## start
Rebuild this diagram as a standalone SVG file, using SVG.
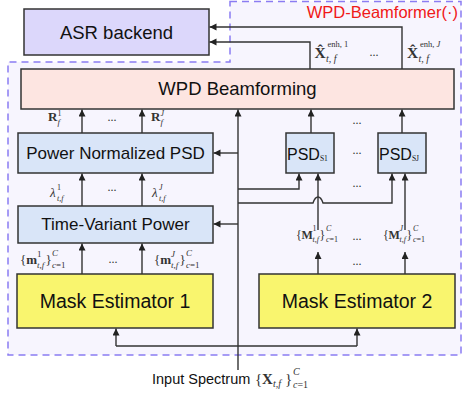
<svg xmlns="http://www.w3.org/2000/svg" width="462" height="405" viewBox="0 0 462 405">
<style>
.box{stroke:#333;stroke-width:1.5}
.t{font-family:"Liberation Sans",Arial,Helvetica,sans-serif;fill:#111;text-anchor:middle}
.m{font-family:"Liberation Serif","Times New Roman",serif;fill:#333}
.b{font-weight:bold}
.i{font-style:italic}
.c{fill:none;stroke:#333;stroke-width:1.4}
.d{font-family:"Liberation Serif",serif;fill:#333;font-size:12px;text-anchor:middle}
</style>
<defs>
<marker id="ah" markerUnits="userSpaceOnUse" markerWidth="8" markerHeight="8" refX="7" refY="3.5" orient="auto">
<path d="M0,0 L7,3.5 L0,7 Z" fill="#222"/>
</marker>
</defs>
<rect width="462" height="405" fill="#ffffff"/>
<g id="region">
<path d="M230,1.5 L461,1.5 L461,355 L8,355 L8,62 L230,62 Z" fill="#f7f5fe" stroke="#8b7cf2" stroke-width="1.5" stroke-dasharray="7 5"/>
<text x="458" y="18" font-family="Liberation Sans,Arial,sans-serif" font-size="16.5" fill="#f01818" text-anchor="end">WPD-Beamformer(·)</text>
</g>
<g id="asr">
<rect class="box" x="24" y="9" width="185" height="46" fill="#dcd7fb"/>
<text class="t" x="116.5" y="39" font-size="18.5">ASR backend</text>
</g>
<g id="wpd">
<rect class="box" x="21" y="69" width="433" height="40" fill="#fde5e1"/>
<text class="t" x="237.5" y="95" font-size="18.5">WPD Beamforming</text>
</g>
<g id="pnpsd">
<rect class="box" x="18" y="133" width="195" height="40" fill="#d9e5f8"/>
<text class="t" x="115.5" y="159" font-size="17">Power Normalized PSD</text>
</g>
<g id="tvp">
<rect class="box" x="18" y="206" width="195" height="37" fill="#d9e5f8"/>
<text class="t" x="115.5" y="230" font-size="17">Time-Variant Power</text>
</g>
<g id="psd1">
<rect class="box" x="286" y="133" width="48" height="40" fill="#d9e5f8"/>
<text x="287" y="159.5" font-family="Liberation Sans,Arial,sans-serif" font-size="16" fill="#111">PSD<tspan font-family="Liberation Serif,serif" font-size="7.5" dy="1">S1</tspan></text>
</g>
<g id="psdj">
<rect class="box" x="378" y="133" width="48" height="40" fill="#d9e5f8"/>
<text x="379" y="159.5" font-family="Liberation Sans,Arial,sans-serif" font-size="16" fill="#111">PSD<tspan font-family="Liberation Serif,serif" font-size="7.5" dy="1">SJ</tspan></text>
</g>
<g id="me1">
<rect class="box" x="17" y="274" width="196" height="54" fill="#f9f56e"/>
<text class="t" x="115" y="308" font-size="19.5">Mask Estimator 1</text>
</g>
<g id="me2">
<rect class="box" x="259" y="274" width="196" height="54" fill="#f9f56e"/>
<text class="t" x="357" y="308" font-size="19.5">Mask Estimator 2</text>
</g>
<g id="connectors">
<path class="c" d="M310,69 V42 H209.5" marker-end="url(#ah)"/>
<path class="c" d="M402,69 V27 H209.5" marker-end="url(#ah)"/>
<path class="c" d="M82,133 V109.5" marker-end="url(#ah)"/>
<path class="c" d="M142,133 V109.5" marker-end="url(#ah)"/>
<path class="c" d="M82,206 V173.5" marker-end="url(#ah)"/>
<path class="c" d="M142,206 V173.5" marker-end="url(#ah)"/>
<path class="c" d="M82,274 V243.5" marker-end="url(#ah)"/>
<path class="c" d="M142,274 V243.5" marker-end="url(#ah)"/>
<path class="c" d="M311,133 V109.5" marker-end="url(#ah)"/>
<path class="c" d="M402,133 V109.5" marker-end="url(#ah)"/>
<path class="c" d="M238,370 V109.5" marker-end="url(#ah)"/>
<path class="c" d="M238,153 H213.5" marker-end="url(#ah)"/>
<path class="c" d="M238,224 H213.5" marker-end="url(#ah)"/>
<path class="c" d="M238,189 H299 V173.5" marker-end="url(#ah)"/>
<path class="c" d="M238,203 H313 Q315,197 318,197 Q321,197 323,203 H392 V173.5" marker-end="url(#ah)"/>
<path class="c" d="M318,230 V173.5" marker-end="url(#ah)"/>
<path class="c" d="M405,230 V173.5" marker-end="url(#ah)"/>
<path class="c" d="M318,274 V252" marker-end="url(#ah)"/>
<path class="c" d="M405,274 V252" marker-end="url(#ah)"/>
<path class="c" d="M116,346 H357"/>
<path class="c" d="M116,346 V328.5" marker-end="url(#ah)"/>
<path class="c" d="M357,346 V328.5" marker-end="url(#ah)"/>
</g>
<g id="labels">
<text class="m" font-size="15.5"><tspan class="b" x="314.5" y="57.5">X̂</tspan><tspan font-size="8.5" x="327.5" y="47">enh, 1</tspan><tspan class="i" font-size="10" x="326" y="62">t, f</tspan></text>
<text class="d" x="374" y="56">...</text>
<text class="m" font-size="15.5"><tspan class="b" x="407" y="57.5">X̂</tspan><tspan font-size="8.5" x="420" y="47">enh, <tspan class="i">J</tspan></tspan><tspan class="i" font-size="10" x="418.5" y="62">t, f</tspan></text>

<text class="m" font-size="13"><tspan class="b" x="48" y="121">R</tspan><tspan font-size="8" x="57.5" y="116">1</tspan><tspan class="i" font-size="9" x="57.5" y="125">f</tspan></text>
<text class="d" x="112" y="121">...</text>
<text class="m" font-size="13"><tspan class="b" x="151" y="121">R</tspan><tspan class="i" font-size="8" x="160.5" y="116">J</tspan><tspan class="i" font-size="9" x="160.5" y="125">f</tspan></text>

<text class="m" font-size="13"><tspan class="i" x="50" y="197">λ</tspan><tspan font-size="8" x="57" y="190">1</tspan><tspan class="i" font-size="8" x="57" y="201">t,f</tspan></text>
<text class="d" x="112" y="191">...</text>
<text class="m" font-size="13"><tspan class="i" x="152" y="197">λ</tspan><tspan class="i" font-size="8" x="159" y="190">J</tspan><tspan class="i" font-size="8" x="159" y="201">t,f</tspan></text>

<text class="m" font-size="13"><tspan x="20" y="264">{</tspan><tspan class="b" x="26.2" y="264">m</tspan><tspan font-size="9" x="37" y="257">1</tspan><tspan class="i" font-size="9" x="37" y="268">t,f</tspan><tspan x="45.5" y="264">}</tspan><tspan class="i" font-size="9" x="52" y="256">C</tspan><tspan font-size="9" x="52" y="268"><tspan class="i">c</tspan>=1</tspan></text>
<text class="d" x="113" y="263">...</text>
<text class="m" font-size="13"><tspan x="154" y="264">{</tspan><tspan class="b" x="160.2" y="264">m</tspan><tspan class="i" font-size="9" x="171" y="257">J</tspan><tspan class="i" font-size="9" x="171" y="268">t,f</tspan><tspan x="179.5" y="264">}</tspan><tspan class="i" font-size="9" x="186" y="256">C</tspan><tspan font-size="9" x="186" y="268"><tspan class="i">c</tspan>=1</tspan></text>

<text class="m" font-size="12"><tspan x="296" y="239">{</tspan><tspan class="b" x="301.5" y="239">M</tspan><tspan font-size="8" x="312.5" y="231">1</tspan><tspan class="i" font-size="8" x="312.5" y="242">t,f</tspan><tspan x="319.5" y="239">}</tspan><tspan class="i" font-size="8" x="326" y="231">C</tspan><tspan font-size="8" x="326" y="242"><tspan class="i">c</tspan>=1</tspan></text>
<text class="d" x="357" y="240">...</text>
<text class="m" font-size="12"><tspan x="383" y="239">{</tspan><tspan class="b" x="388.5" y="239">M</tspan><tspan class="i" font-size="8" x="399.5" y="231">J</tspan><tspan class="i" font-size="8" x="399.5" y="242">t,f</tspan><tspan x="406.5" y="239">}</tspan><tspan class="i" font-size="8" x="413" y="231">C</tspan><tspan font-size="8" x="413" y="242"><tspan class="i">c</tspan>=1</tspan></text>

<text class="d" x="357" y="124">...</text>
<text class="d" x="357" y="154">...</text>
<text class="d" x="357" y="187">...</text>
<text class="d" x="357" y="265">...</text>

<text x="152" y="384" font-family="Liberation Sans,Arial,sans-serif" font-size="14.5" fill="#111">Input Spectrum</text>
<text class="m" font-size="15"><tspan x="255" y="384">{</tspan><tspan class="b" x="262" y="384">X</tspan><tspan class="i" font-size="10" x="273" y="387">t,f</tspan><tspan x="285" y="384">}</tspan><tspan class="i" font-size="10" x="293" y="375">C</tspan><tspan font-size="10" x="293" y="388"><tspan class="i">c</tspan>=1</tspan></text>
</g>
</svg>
## end
## start
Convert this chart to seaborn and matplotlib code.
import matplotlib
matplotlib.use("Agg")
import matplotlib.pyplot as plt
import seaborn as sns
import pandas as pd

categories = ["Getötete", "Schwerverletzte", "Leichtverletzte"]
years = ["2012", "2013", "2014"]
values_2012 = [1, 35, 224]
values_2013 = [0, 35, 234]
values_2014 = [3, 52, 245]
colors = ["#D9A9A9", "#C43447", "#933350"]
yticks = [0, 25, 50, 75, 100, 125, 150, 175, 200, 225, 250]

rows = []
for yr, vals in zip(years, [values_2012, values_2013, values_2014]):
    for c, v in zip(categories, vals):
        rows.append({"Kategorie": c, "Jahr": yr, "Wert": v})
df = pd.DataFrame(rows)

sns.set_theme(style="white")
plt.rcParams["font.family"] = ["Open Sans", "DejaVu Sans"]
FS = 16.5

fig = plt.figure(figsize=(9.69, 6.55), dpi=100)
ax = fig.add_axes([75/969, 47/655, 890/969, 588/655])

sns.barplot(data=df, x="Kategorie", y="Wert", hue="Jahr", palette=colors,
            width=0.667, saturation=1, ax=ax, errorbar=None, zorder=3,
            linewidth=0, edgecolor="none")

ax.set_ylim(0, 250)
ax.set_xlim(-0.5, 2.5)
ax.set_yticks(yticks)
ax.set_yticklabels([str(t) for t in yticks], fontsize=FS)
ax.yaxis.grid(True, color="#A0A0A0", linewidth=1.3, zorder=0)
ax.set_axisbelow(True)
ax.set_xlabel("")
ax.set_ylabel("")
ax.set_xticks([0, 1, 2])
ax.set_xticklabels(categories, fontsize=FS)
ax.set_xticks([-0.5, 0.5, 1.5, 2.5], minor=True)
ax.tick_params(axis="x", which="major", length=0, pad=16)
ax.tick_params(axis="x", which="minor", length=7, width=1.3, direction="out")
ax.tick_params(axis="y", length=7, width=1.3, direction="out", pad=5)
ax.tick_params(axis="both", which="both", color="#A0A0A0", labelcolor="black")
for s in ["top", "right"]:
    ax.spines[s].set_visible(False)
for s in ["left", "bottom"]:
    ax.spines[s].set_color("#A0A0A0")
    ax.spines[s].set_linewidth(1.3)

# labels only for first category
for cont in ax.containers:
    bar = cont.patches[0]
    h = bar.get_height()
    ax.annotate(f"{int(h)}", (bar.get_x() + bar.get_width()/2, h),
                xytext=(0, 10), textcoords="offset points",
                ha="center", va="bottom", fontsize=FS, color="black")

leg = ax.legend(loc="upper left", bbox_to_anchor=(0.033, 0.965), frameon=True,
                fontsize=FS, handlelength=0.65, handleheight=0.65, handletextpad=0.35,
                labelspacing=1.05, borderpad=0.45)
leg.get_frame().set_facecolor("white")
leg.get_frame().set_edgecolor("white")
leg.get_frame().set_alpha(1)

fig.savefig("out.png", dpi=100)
## end
» **Set exercise**: Write the lines again exactly, beginning at the line that has "Convert this chart" and stopping after the line that has "200, 225, 250]"; include no other lines.

» **Response to this exercise**:
Convert this chart to seaborn and matplotlib code.
import matplotlib
matplotlib.use("Agg")
import matplotlib.pyplot as plt
import seaborn as sns
import pandas as pd

categories = ["Getötete", "Schwerverletzte", "Leichtverletzte"]
years = ["2012", "2013", "2014"]
values_2012 = [1, 35, 224]
values_2013 = [0, 35, 234]
values_2014 = [3, 52, 245]
colors = ["#D9A9A9", "#C43447", "#933350"]
yticks = [0, 25, 50, 75, 100, 125, 150, 175, 200, 225, 250]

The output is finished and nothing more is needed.